I personally ran into this issue once: two fuzzers, both starting with empty corpora, discovered different code paths and never crossed over to the other.

List of fuzzers

Fuzzers differ in their mutation algorithms and heuristics, so there is no such thing as perfect fuzzer. There are 3 main fuzzers for C that I have tested:

Honggfuzz – multithreaded, good results (best for my case), easy to set up and provides clear coverage monitoring.
libFuzzer – multithreaded, part of LLVM, easy to use but semidead and has unclear status reporting
AFL++ – kinda old legend or idk. Has a lot of variations, but is singlethreaded. You __can run it in a master-slave configuration across multiple cores, even with different strategies or use different forks, but the setup is notoriously painful and there is no easy version.

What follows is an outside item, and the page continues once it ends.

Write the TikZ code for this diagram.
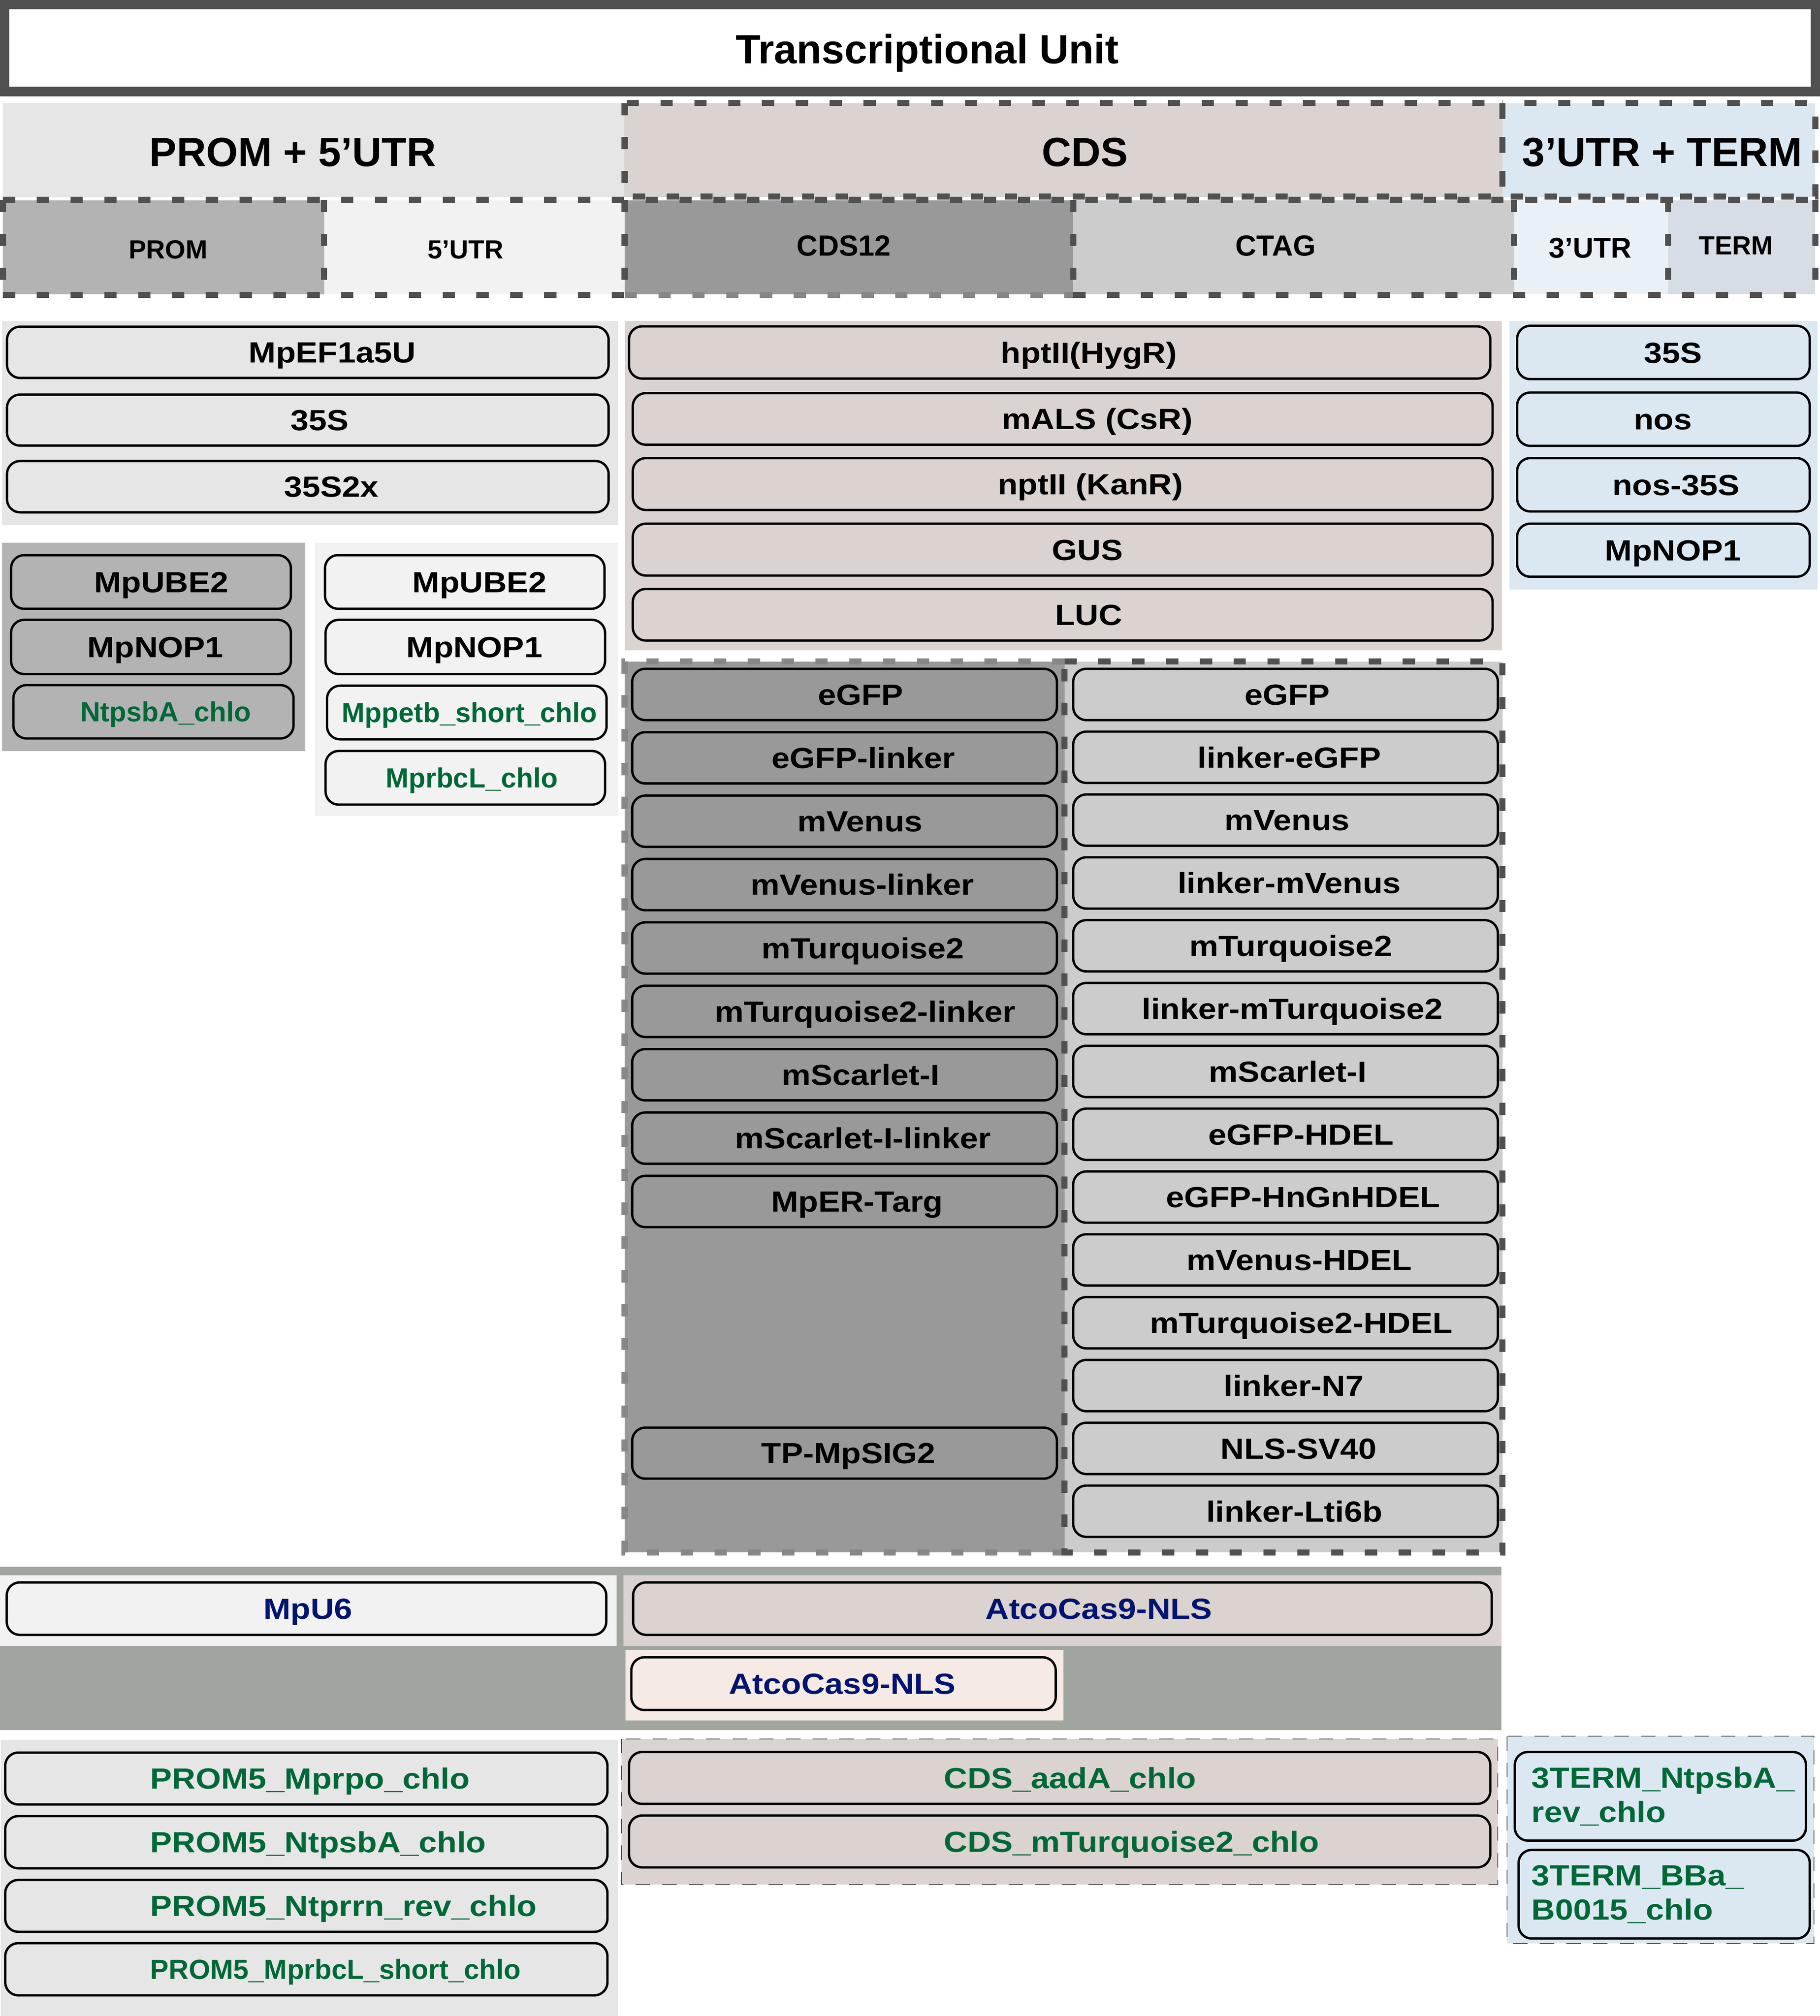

Simple example with Honggfuzz

Let’s test a basic program that crashes when the first input byte is even:

// main.c

#include <stdint.h>
#include <stdlib.h>

// Function has to have this name
int LLVMFuzzerTestOneInput(const uint8_t *data, size_t len) {
    if (len == 0) { return 0; }
    if (data[0] % 2 == 0) { abort(); }
    return 0; 
}

First of all, clone and build honggfuzz

git clone https://github.com/google/honggfuzz
cd honggfuzz && make

Build main.c with fuzzer’s compiler

<hongfuzz_dir>/hfuzz_cc/hfuzz-cc -g -fsanitize=address,undefined -O3 main.c -o main

Run fuzzer with empty corpus (it will start from random data)

mkdir corpus crashes
<honggfuzz>/honggfuzz -P -n $(nproc) -i corpus/ --crashdir crashes/ --max-file-size 10 -- ./main

It will instantly find first crashes and save them in crashes/ directory. 3. Reproduce & debug bug

./main crashes/< some crash file >

For debugging you will probably want to rebuild ./main with disablled optimizations and launch it under gdb.